Challenge
Quote, verbatim, all material below, without pictures.

Data section
--- --- ---

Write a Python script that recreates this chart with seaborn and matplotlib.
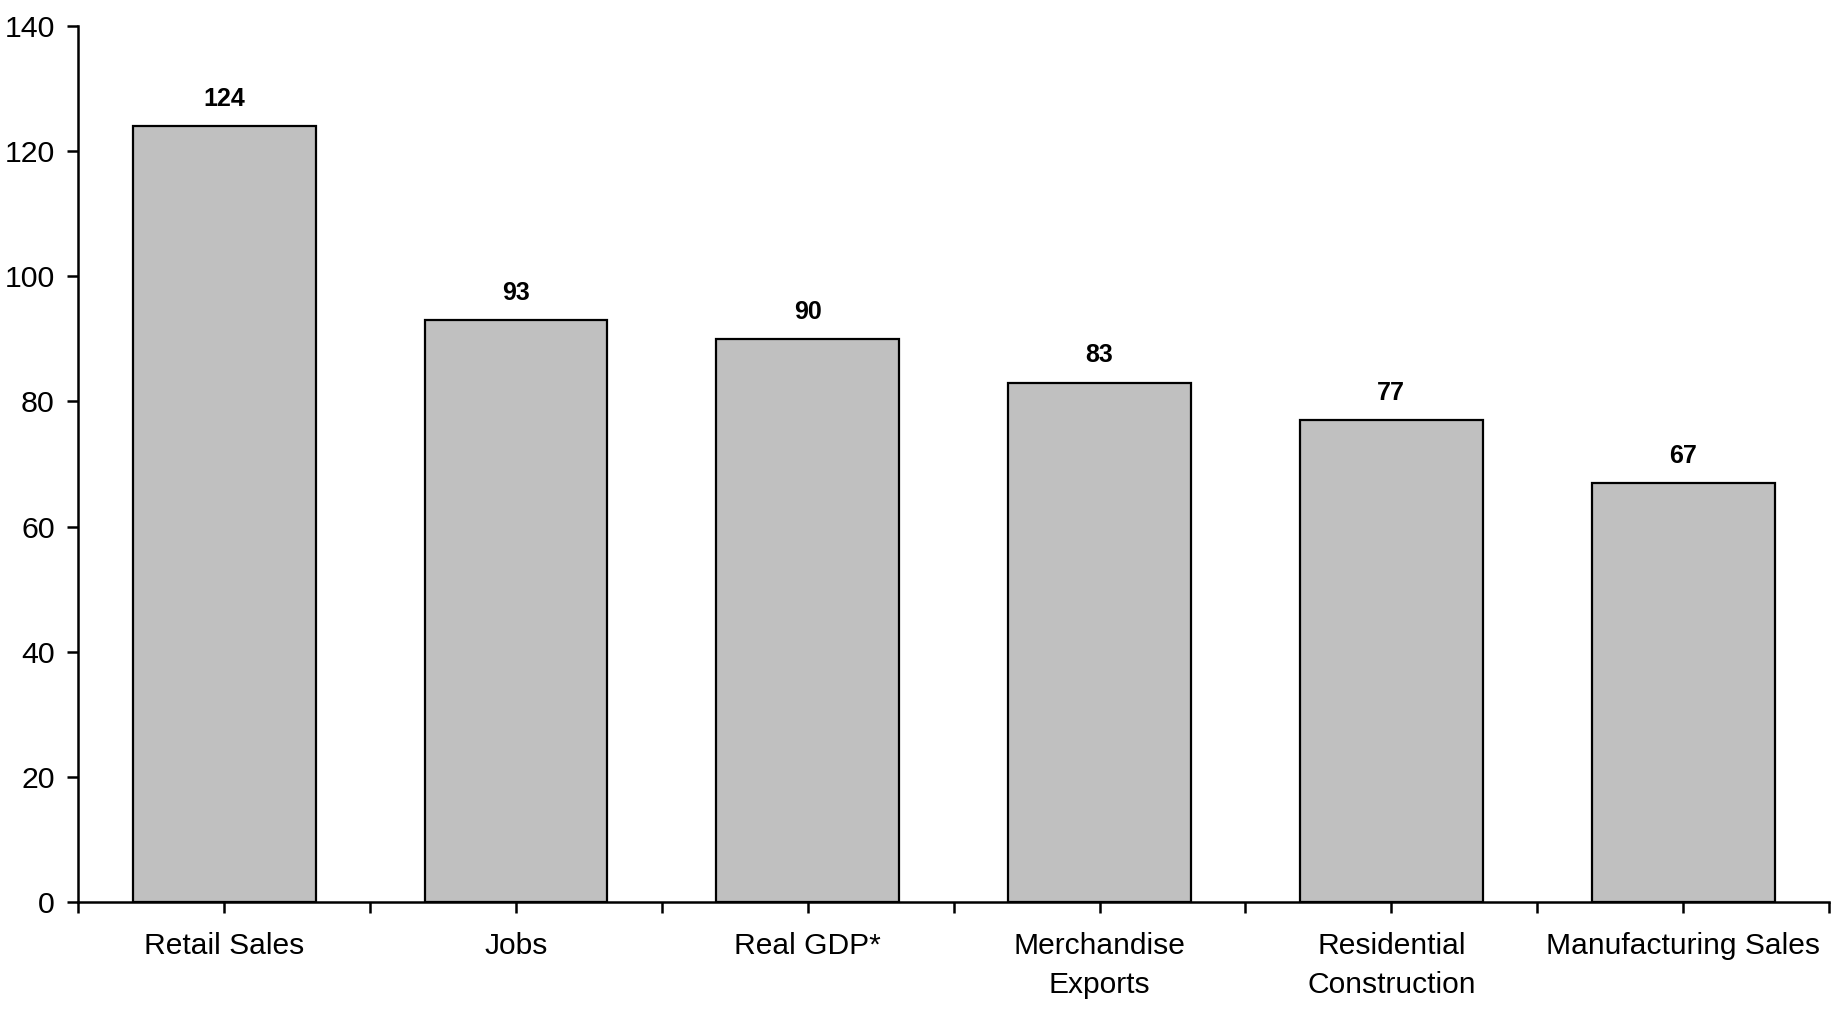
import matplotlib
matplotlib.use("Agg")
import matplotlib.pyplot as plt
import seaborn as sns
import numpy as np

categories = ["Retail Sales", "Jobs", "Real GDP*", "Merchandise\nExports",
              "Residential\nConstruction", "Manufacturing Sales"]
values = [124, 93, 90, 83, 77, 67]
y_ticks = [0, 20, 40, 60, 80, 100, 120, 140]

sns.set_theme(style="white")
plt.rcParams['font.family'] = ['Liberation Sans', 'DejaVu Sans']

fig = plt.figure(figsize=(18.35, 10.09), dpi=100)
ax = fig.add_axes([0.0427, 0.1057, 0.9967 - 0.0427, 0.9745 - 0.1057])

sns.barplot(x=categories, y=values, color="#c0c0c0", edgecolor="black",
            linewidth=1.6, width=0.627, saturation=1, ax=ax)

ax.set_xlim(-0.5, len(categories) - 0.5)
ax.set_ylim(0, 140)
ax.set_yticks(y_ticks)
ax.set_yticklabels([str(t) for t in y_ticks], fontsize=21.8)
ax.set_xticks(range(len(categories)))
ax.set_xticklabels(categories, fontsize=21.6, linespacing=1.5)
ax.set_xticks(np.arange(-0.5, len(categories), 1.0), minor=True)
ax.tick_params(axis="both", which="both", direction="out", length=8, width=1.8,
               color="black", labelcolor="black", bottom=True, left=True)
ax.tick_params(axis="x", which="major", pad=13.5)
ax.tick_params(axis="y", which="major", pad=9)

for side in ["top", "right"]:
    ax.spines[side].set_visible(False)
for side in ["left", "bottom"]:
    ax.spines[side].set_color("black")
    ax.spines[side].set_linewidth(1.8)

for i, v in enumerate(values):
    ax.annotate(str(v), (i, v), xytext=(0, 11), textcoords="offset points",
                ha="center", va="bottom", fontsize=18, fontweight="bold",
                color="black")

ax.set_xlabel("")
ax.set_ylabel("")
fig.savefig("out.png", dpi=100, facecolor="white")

--- --- ---

Solution
Write a Python script that recreates this chart with seaborn and matplotlib.
import matplotlib
matplotlib.use("Agg")
import matplotlib.pyplot as plt
import seaborn as sns
import numpy as np

categories = ["Retail Sales", "Jobs", "Real GDP*", "Merchandise\nExports",
              "Residential\nConstruction", "Manufacturing Sales"]
values = [124, 93, 90, 83, 77, 67]
y_ticks = [0, 20, 40, 60, 80, 100, 120, 140]

sns.set_theme(style="white")
plt.rcParams['font.family'] = ['Liberation Sans', 'DejaVu Sans']

fig = plt.figure(figsize=(18.35, 10.09), dpi=100)
ax = fig.add_axes([0.0427, 0.1057, 0.9967 - 0.0427, 0.9745 - 0.1057])

sns.barplot(x=categories, y=values, color="#c0c0c0", edgecolor="black",
            linewidth=1.6, width=0.627, saturation=1, ax=ax)

ax.set_xlim(-0.5, len(categories) - 0.5)
ax.set_ylim(0, 140)
ax.set_yticks(y_ticks)
ax.set_yticklabels([str(t) for t in y_ticks], fontsize=21.8)
ax.set_xticks(range(len(categories)))
ax.set_xticklabels(categories, fontsize=21.6, linespacing=1.5)
ax.set_xticks(np.arange(-0.5, len(categories), 1.0), minor=True)
ax.tick_params(axis="both", which="both", direction="out", length=8, width=1.8,
               color="black", labelcolor="black", bottom=True, left=True)
ax.tick_params(axis="x", which="major", pad=13.5)
ax.tick_params(axis="y", which="major", pad=9)

for side in ["top", "right"]:
    ax.spines[side].set_visible(False)
for side in ["left", "bottom"]:
    ax.spines[side].set_color("black")
    ax.spines[side].set_linewidth(1.8)

for i, v in enumerate(values):
    ax.annotate(str(v), (i, v), xytext=(0, 11), textcoords="offset points",
                ha="center", va="bottom", fontsize=18, fontweight="bold",
                color="black")

ax.set_xlabel("")
ax.set_ylabel("")
fig.savefig("out.png", dpi=100, facecolor="white")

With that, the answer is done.